Given a high-radix topology, e.g., a channel sliced (r,256,256) folded Clos, how does one route? A high-radix Clos presents many routing challenges (other high radix topologies present different sets of challenges). For example, when routing *upward* in the folded Clos, there are 256 possible choices at each stage. For an adaptive router, its hard to objectively choose among such a large set. With source routing, this results in a large routing header. Is it possible to restrict the output set, simplifying the routing decision, without degrading performance?

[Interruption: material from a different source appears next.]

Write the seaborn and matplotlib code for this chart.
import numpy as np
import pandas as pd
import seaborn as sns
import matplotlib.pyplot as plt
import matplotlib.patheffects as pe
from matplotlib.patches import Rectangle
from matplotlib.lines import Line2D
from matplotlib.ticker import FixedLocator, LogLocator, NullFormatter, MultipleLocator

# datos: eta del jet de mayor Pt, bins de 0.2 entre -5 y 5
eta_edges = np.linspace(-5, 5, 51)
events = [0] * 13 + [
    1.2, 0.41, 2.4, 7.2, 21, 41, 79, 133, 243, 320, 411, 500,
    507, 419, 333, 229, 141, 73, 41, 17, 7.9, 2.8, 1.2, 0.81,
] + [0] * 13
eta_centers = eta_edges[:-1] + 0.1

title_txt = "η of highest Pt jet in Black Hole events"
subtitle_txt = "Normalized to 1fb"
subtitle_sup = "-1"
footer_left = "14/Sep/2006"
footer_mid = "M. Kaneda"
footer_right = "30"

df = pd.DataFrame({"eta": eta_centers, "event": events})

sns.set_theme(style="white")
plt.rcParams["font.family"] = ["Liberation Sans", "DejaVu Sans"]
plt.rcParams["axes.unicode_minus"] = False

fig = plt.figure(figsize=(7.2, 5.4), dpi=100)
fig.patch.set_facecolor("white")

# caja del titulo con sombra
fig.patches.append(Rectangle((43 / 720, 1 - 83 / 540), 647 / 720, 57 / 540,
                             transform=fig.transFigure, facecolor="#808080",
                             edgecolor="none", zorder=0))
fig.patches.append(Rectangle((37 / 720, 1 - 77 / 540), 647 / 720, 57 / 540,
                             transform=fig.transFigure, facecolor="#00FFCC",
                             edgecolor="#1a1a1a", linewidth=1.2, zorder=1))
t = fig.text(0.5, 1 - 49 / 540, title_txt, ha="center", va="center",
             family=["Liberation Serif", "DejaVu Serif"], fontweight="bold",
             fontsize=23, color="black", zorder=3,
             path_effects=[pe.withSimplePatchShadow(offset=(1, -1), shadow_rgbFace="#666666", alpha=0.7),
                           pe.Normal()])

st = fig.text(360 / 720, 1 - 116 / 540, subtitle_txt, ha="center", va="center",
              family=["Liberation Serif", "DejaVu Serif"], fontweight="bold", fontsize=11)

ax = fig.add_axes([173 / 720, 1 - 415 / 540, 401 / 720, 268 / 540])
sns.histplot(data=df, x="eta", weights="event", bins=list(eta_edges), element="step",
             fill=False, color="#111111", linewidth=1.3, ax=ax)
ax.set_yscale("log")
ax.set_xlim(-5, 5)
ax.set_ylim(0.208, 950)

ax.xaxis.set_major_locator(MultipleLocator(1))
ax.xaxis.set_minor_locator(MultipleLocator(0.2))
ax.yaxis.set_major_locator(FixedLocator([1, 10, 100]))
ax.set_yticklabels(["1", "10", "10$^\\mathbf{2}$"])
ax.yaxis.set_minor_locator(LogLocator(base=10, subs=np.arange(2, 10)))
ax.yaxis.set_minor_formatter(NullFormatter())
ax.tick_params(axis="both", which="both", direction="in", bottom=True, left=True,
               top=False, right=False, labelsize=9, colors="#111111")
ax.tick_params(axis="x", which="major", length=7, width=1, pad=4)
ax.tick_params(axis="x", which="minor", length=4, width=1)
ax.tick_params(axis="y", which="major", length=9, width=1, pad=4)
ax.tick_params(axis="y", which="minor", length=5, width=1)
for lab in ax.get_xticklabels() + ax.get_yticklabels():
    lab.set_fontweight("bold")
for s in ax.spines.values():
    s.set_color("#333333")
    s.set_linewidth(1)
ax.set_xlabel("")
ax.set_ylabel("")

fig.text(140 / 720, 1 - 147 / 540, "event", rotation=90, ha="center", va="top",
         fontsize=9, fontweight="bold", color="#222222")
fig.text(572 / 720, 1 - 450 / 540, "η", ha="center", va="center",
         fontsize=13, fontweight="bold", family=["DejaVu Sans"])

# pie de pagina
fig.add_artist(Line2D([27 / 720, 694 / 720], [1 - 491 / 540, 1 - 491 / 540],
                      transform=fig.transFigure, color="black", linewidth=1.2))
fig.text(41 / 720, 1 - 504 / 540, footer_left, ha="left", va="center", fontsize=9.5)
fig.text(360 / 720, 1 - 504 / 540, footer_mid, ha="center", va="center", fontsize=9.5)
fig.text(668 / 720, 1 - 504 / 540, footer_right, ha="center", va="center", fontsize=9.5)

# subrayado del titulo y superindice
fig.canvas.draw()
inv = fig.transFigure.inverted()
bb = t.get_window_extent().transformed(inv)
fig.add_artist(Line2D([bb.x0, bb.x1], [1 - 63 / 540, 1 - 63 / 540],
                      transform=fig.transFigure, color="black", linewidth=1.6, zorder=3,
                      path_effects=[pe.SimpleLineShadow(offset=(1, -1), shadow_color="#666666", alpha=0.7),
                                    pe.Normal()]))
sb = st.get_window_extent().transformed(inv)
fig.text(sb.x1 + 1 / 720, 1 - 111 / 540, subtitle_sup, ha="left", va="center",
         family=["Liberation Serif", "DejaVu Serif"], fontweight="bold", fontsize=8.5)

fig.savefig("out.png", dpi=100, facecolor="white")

For a high-radix topology using routing tables, how are the tables to be filled? A good route set balances load well across a large number of traffic patterns and offers near optimum bandwidth and latency. In general one would like to use the smallest possible route set that meets a certain set of performance objectives. Propose and evaluate alternative algorithms for generating routing tables. Consider issues that arise when the number of table entries for each source-destination pair is limited to a small number (e.g., 4). Consider the tradeoff between source routing and hop-by-hop routing.

Adaptive routing in high-radix networks: How best can a routing algorithm take advantage of network state information in a high-radix network. Are there methods to effectively use more global information in the routing decision. How can a routing function be implemented in a clock cycle that considers a large number of alternative routes.

# Flow control

What flow control methods are most appropriate for high-radix routers. Does the high radix impact the choice of packet vs. flit buffering? or of no buffering? Given a fixed amount of buffering per node, what is the most efficient way to distribute it? Deep buffers vs. many shallow buffers? Dedicated buffers per input vs. buffers shared across input sets?

Effect of credit delay: It has been observed that delaying the return of credits in a virtual-channel router reduces peak throughput. However, there is not analytical model of this phenomena. Develop such a model and validate it. Use your model to address tradeoffs in router design -- e.g., number of flits per virtual channel vs credit delay.